So we're on a bit of a roll here, and I want to say another word or two about John Bunyan's career.

But first . . .

It appears I need to clarify something regarding Monday's dispatch about Wycliffe and the Lollards.

It has been brought to my attention that Kevin Johnson has managed to unearth from somewhere in the white spaces of that post several outlandish but unstated assertions that even I didn't know I had made. Kevin evidently feels I have somehow indicated that the Lollards were Reformed Baptists, or something like that. He is (to put it as mildly as possible) rather cross with me.

Now, Kevin rarely misses any opportunity to demonstrate how much he hates Baptists (and all evangelicals, for that matter). So we're not really surprised that reading PyroManiacs occasionally tends to elevate his sense of ecclesiastical outrage. This time, though, Kevin was left so thoroughly gobsmacked—so profoundly smitten with "stunned amazement" (his words)—that pretty much all he could do was sputter and fulminate.

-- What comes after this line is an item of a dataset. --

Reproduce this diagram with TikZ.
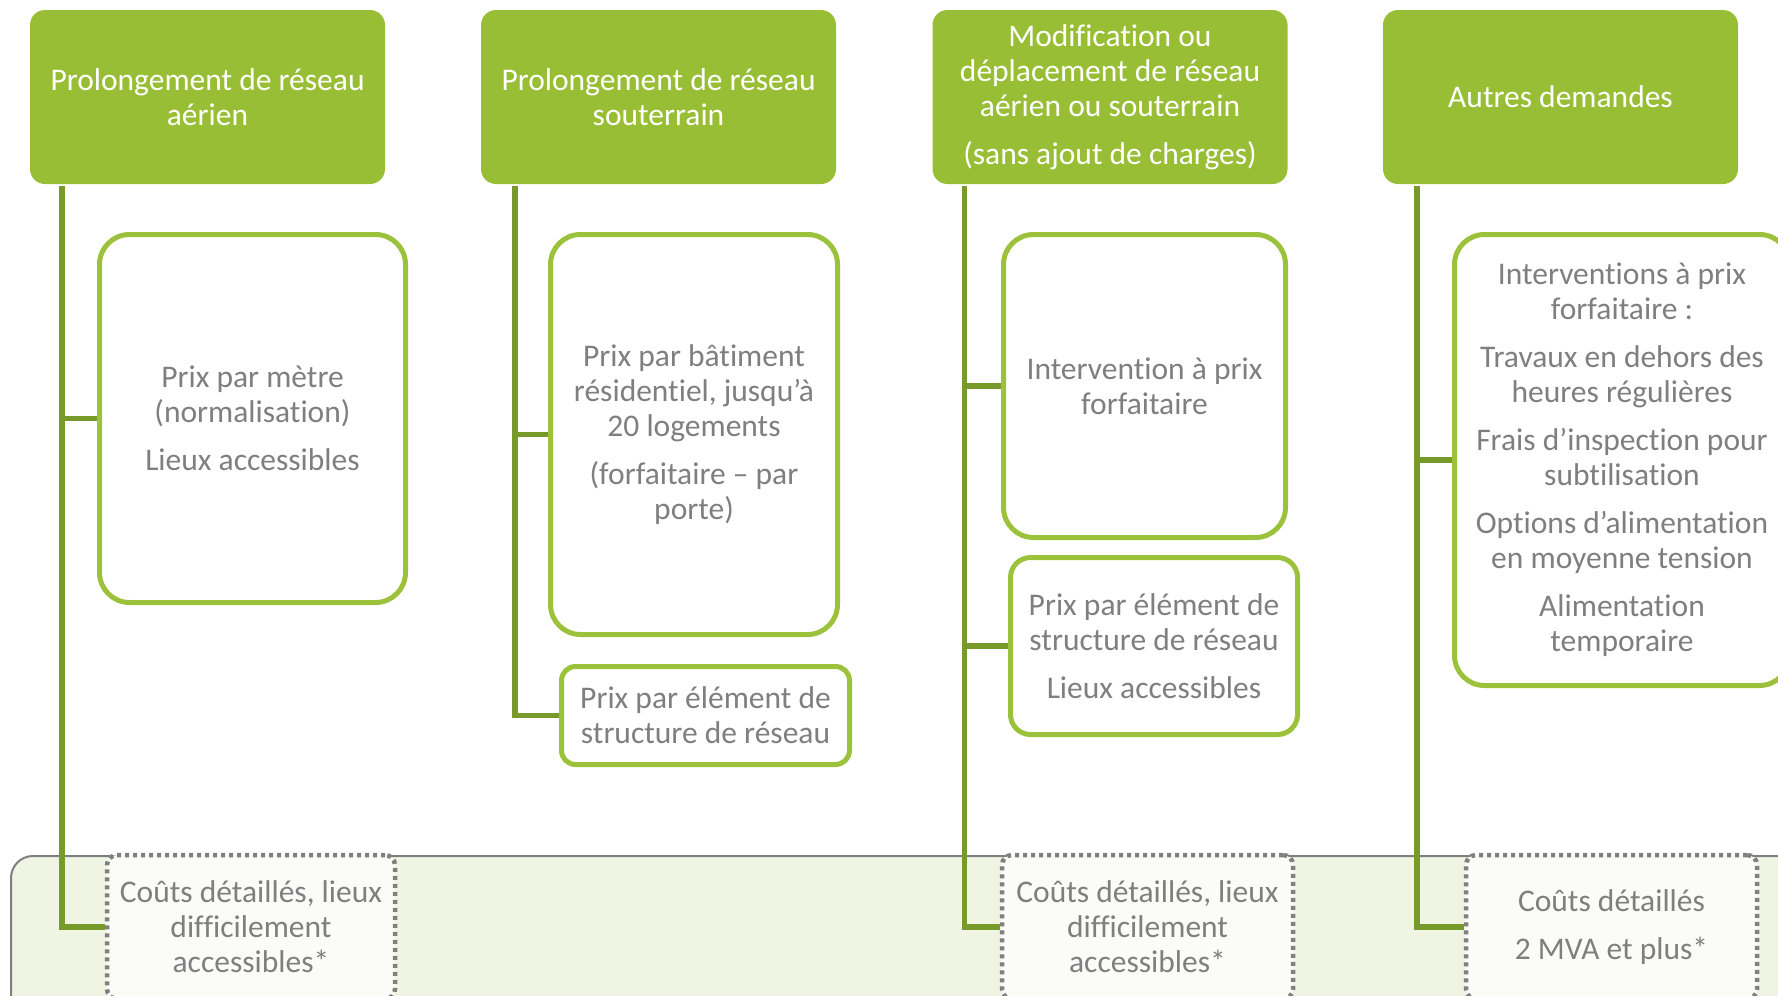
\documentclass[tikz,border=0pt]{standalone}
\usepackage{fontspec}
\setmainfont{Carlito}[Ligatures=NoCommon]
\definecolor{hdr}{HTML}{98BE35}
\definecolor{conn}{HTML}{789A2B}
\definecolor{boxline}{HTML}{9CC13A}
\definecolor{txtgray}{HTML}{7F7F7F}
\definecolor{bandfill}{HTML}{F0F4E3}
\definecolor{bandline}{HTML}{7F7F7F}
\tikzset{
  txt/.style={align=center, font=\fontsize{31.5}{35}\selectfont, inner sep=0pt},
  header/.style={txt, fill=hdr, draw=none, text=white, rounded corners=15pt},
  greenbox/.style={txt, draw=boxline, line width=5pt, fill=white, text=txtgray},
  dotbox/.style={txt, draw=bandline, line width=4.5pt, dash pattern=on 4pt off 4pt, fill=white!75!bandfill, text=txtgray, rounded corners=10pt},
  connector/.style={draw=conn, line width=5.5pt},
  bandbox/.style={draw=bandline, line width=2pt, fill=bandfill, rounded corners=22pt, inner sep=0pt},
}
\begin{document}
\begin{tikzpicture}[x=1pt,y=-1pt]
\useasboundingbox (0,0) rectangle (1778,996);
% band
\node[bandbox, minimum width=1789pt, minimum height=180pt] (band) at (905.5,946) {};
% headers
\node[header, minimum width=355pt, minimum height=174pt] (h1) at (207.5,97) {Prolongement de réseau\\aérien};
\node[header, minimum width=355pt, minimum height=174pt] (h2) at (658.5,97) {Prolongement de réseau\\souterrain};
\node[header, minimum width=355pt, minimum height=174pt] (h3) at (1110,97) {Modification ou\\déplacement de réseau\\aérien ou souterrain\\[13pt](sans ajout de charges)};
\node[header, minimum width=355pt, minimum height=174pt] (h4) at (1560.5,97) {Autres demandes};
% column 1
\node[greenbox, rounded corners=30pt, minimum width=306pt, minimum height=368pt] (a1) at (252.5,418.5) {Prix par mètre\\(normalisation)\\[13pt]Lieux accessibles};
\node[dotbox, minimum width=288pt, minimum height=144pt] (d1) at (251,927) {Coûts détaillés, lieux\\difficilement\\accessibles*};
% column 2
\node[greenbox, rounded corners=30pt, minimum width=287pt, minimum height=400pt] (b1) at (694,434.5) {Prix par bâtiment\\résidentiel, jusqu’à\\20 logements\\[13pt](forfaitaire – par\\porte)};
\node[greenbox, rounded corners=14pt, minimum width=288pt, minimum height=98pt] (b2) at (705.5,715.5) {Prix par élément de\\structure de réseau};
% column 3
\node[greenbox, rounded corners=30pt, minimum width=282pt, minimum height=303pt] (c1) at (1144.5,386) {Intervention à prix\\forfaitaire};
\node[greenbox, rounded corners=20pt, minimum width=287pt, minimum height=177pt] (c2) at (1154,646) {Prix par élément de\\structure de réseau\\[13pt]Lieux accessibles};
\node[dotbox, minimum width=291pt, minimum height=144pt] (d3) at (1147.5,927) {Coûts détaillés, lieux\\difficilement\\accessibles*};
% column 4
\node[greenbox, rounded corners=30pt, minimum width=335pt, minimum height=451pt] (e1) at (1622,460) {Interventions à prix\\forfaitaire :\\[13pt]Travaux en dehors des\\heures régulières\\[13pt]Frais d’inspection pour\\subtilisation\\[13pt]Options d’alimentation\\en moyenne tension\\[13pt]Alimentation\\temporaire};
\node[dotbox, minimum width=291pt, minimum height=144pt] (d4) at (1611.5,927) {Coûts détaillés\\[13pt]2 MVA et plus*};
% trunk start points
\coordinate (t1) at ([xshift=32pt,yshift=-2pt]h1.south west);
\coordinate (t2) at ([xshift=34pt,yshift=-2pt]h2.south west);
\coordinate (t3) at ([xshift=32pt,yshift=-2pt]h3.south west);
\coordinate (t4) at ([xshift=34pt,yshift=-2pt]h4.south west);
% connectors
\draw[connector] (t1) |- (a1.west);
\draw[connector] (t1) |- (d1.west);
\draw[connector] (t2) |- (b1.west);
\draw[connector] (t2) |- (b2.west);
\draw[connector] (t3) |- (c1.west);
\draw[connector] (t3) |- (c2.west);
\draw[connector] (t3) |- (d3.west);
\draw[connector] (t4) |- (e1.west);
\draw[connector] (t4) |- (d4.west);
\end{tikzpicture}
\end{document}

Sadly, poor Kevin wasn't even able to recover his rational senses in time to point out or refute any of my actual statements that he disagreed with. But at least it was clear that he disagreed.

Moreover, he was by no means alone in his staggered sense of bewilderment. Most of the commenters over at "Reformed Catholicism" were nearly as stupefied as Kevin was.

Did I really suggest that the Lollards believed exactly as I do about all the distinctive points of my doctrinal stance? I would of course immediately retract and correct such a statement if I could find it in Monday's post. But since I didn't actually say that (or anything like it), and since I don't even hold a view that remotely approximates any form of "Baptist successionism" or any of the other grotesquely naïve caricatures Kevin loves so much to lampoon, I don't really have anything I can honestly retract.

And if my post contained any subliminal messages visible only to those wearing their cardboard episcopalian secret-decoder glasses, I was totally unaware of it.

I'll leave the post completely unedited and let more objective readers compare it with the comments made by Kevin Johnson and company. You can judge for yourself whether truth and accuracy really appear to be the driving concerns in Kevin's post. Compare his professed concern for honesty and objectivity in the handling of historical figures with the rhetorical way he distorts the views and statements of his own contemporary theological opponents. Then draw your own conclusions.

Anyway, I think it odd that men who profess to have so much esteem for "generosity" and "catholicity" instantly swarm so angrily whenever they think they see an opportunity to vituperate against evangelicals or Baptists.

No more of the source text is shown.